Pasal itu berbunyi "Hubungan wewenang antara pemerintah pusat dan pemerintah daerah provinsi, kabupaten dan kota atau antara provinsi dan kabupaten dan kota, diatur dengan Undang-Undang dengan memperhatikan kekhususan dan keragaman daerah".

Agun mengatakan, kesitimewaan Yogyakarta pernah dibahas Panitia Ad Hoc (PAH) MPR periode 1999-2004. Namun seluruh anggota PAH tidak menemukan satu pun keistimewaan Yogyakarta, kecuali penetapan atau pengangkatan Sri Sultan dan Paku Alam sebagai Gubernur dan Wakil Gubernur.

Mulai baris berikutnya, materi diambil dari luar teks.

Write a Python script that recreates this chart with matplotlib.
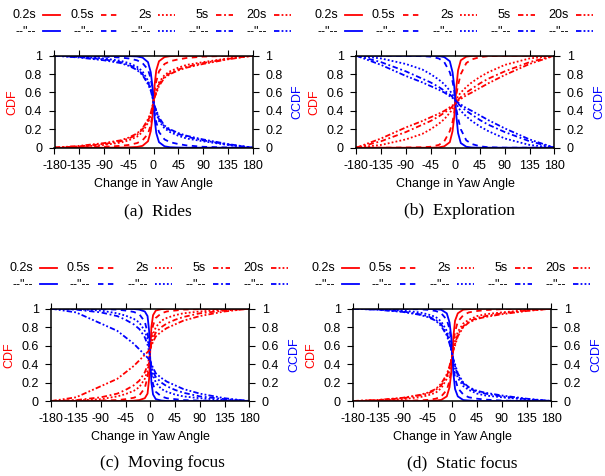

Dia mengatakan, pengakuan bahwa penetapan atau pengangkatan Sri Sultan dan Paku Alam sebagai Gubernur dan Wakil Gubernur merupakan pengakuan terhadap sejarah bergabungnya Yogyakarta ke Republik Indonesia.

"Yogyakarta sudah ada sebelum Republik Indonesia. Kemudian bergabung yang saat itu Yogyakarta dipimpin Sri Sultan dan Paku Alam," katanya.

Dia mengatakan, sejarah mengenai bergabungnya Yogyakarta ke Republik Indonesia itu sudah dipahami masyarakat. Karena itu, masyarakat bereaksi terhadap sikap dan keinginan pemerintah pusat terkait kepemimpinan di Provinsi Yogyakarta dalam RUU Keistimewaan Yogyakarta.

"Ada apa ini pemerintah pusat terhadap Sultan? Apakah karena Sultan itu Golkar? Padahal sudah Nasdem kok! Atau karena prediksi bahwa Sultan akan menjadi pesaing tahun 2014 atau apa?," katanya.

Mengenai penerapan demokrasi langsung dalam pemilihan Gubernur dan Wakil Gubernur seperti diinginkan pemerintah, Agun mengatakan, Sri Sultan dan Paku Alam pasti tidak mau ikut pemilihan.

"Pasti tidak mau ikut karena hal itu justru menyalahi keistimewaan Yogyakarta," katanya.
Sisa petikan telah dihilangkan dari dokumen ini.